Polypropylene is also resistant to a number of bases and acids so the plastic does not break down easily. In addition, PVC pipes (see Figure 10) and connectors (see Figure 11) are used in creating the rectangular supporting structure. PVC pipe is strong and sturdy and will do an effective job in supporting the filtration materials container. 

Mathematical Computations

Mathematical calculations were used to calculate the minimum amount of space needed to house the minimum amount of water in the cylindrical tank. The first step was researching the average number of people per household (figuring that each household would contain one water filtration system). The next step was determining the average amount of water a person drinks in a day. Those two numbers are multiplied together to calculate the minimum amount of water needed to be stored in the filtration system (see Figure 12).   

 

The next set of calculations involved determining how big the container needed to be to house that minimum amount of water. Estimates of the general measurements of the container were made to determine what the ideal size would be to ensure that the container sits sturdily and can easily be picked up to be moved around a home. The measurements were then altered to house the minimum amount of water needed. One key formula used was the volume for a cylinder. That resulted in cubic inches. A cubic inches to ounces online calculator was used to determine the number of ounces of that container. That amount was then converted into gallons (see Figure 13).

 

That same amount of height for the filtered water storage area is needed in the top reservoir to store the polluted water. So that height was doubled.

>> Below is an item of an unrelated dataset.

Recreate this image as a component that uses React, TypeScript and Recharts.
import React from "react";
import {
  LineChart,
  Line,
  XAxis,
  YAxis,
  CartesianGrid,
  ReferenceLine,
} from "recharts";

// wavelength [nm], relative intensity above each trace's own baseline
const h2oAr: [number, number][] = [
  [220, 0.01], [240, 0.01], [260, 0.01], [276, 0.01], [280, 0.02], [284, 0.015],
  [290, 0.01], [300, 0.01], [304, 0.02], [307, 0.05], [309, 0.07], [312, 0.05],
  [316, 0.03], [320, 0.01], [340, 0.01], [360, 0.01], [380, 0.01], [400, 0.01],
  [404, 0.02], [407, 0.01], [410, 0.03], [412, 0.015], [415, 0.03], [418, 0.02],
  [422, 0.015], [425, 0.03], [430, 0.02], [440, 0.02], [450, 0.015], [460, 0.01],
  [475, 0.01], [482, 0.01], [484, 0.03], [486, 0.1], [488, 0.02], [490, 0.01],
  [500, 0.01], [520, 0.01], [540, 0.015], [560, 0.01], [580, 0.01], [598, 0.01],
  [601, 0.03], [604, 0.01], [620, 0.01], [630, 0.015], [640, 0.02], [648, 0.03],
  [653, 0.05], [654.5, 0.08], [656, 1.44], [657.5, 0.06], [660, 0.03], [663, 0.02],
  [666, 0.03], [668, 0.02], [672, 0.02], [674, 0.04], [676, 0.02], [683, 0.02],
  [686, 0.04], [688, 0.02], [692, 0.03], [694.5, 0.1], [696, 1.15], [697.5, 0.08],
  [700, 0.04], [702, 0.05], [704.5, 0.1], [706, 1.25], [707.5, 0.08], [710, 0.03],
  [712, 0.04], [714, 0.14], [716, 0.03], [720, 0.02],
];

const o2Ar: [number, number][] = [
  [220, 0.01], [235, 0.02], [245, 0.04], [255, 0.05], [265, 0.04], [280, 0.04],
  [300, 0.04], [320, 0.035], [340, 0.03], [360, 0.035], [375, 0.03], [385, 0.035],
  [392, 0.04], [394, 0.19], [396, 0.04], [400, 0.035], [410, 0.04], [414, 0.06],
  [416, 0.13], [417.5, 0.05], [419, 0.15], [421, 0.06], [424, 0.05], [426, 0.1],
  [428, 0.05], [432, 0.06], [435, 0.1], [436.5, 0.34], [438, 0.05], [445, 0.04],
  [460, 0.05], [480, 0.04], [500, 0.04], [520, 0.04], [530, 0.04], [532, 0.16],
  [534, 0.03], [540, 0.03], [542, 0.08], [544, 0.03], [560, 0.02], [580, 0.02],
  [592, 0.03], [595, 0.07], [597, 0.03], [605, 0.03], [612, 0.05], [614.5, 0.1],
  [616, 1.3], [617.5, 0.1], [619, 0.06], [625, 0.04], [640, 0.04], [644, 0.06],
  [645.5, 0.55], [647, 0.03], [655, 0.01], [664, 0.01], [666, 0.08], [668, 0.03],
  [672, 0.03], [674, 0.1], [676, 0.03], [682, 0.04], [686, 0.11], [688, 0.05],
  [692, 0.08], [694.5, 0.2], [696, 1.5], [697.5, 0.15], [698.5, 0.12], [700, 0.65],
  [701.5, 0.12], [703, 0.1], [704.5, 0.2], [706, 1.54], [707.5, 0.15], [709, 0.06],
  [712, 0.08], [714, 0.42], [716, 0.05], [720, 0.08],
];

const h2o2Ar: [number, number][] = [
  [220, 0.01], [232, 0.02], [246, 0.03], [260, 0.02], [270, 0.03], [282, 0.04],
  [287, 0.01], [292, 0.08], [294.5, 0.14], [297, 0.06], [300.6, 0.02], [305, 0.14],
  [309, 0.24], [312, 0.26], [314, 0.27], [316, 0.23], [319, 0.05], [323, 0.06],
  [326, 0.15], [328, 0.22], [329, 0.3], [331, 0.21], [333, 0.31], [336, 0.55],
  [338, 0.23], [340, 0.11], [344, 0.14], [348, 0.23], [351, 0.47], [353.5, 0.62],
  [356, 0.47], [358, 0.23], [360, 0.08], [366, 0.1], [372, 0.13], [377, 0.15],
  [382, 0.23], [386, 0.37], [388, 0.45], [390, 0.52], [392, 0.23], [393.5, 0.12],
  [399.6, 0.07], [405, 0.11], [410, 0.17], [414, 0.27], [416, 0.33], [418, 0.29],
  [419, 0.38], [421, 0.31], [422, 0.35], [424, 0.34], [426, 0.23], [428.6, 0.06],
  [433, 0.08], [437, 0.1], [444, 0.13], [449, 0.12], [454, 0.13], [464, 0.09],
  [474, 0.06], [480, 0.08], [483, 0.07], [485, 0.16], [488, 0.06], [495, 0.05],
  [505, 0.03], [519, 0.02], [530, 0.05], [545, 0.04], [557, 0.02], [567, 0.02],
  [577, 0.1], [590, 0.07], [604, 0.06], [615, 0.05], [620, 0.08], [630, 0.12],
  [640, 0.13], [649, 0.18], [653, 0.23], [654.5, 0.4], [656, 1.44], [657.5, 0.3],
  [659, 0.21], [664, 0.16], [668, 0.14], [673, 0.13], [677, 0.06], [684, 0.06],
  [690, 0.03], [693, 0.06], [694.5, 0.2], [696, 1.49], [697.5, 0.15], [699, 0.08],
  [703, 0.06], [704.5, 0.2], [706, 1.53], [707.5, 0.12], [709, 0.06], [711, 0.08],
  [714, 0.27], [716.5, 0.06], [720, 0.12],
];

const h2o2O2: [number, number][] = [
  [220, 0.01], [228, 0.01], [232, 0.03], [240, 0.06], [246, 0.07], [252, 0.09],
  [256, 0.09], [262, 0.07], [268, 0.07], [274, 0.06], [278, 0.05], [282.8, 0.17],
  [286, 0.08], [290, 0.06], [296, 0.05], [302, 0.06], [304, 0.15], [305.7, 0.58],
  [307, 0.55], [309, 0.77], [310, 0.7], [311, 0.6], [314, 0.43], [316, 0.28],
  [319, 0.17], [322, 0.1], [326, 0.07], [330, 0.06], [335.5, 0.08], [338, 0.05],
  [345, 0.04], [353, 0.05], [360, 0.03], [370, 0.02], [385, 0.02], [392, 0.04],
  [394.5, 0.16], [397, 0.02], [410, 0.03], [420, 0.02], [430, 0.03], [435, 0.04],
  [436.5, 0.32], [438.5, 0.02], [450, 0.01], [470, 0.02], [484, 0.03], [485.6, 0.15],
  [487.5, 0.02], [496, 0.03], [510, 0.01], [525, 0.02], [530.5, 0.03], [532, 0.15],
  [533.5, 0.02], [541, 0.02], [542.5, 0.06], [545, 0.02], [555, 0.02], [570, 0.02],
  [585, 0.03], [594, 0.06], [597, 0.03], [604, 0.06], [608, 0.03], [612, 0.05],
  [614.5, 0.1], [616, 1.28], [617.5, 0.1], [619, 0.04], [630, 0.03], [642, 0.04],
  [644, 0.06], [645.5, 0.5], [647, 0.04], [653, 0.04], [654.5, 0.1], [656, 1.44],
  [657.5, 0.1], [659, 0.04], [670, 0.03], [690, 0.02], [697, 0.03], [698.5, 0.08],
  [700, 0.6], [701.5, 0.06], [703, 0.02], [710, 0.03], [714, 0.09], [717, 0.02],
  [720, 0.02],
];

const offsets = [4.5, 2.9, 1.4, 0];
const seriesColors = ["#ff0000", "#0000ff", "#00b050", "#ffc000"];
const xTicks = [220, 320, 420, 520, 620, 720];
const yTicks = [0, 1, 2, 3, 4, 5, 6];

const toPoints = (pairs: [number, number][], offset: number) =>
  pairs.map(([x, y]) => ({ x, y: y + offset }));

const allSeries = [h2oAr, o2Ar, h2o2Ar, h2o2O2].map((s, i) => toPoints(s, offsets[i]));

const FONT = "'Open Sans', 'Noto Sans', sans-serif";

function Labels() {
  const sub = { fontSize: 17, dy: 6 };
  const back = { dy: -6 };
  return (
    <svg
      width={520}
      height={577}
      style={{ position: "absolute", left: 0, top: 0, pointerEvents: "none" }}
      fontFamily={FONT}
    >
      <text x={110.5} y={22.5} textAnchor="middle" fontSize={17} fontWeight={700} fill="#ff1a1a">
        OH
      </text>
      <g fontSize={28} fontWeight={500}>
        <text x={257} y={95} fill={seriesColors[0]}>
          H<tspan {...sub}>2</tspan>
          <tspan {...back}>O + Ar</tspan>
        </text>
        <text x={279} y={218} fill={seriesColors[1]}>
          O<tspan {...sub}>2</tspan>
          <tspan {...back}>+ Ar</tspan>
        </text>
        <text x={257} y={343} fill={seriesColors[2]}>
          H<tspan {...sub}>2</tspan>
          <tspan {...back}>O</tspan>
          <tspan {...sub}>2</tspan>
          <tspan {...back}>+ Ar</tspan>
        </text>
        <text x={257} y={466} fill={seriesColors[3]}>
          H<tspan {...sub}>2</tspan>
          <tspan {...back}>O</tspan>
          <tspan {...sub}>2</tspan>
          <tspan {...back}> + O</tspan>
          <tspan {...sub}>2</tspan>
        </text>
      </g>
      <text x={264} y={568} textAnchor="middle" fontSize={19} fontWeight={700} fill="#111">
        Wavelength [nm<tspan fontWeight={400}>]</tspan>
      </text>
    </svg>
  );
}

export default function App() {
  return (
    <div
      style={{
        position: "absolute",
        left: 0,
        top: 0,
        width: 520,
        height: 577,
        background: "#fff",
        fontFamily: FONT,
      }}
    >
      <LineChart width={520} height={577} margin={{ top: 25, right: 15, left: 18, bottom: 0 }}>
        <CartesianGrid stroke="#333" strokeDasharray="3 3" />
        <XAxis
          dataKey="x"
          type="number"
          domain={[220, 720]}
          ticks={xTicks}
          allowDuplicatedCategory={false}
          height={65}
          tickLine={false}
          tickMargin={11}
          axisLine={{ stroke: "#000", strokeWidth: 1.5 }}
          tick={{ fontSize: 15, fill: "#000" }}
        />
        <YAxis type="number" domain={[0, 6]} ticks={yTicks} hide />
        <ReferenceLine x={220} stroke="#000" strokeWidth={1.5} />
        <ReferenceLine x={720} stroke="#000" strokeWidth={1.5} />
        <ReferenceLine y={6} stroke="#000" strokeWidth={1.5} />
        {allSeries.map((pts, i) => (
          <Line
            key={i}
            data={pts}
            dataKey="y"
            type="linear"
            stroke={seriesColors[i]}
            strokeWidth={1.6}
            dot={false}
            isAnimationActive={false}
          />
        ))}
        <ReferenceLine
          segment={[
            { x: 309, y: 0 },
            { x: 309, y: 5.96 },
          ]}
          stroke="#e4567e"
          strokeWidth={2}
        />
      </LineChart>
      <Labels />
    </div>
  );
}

The person with the filtration materials then shared the amount of space needed for those materials and that was added (see Figure 14).

 

Conclusion

In conclusion, different design, engineering, and manufacturing aspects are applied to this project. The water filtration project incorporates biochemical, industrial, and structural engineering. The project also incorporates mass production and the craft system for developing the system. The overall design of the water filtration system incorporates two polypropylene cylindrical containers. A smaller one, which contains the necessary filtration materials, rests on a rectangular supporting structure composed of one inch PVC pipe. Water is poured into the top, into the polluted water reservoir where the liquid rests until the polluted water is filtered through the pebbles, sand, and activated charcoal within the filtration materials container. The now clean and filtered water exits the filtration materials container through small holes in the bottom of that container and enters a clean water storage area. This is where the purified, drinkable water is stored until it exits through a spout for consumption.

            

  Significant technology in this product design includes mainly the abundance of materials used to construct the system, such as the polypropylene tanks, polypropylene spigot, PVC pipe, and filtering materials (pebbles, sand, activated charcoal). Science addressed in the product design incorporates aspects from other previous water filtration innovations and how those products filter water. Mathematical calculations were also used in determining the overall size of the container, which ended up being 25” in height and 14” in diameter. Once final construction is complete, the water filtration system will hopefully successfully filter out all harmful substances in order to produce clean, drinkable water.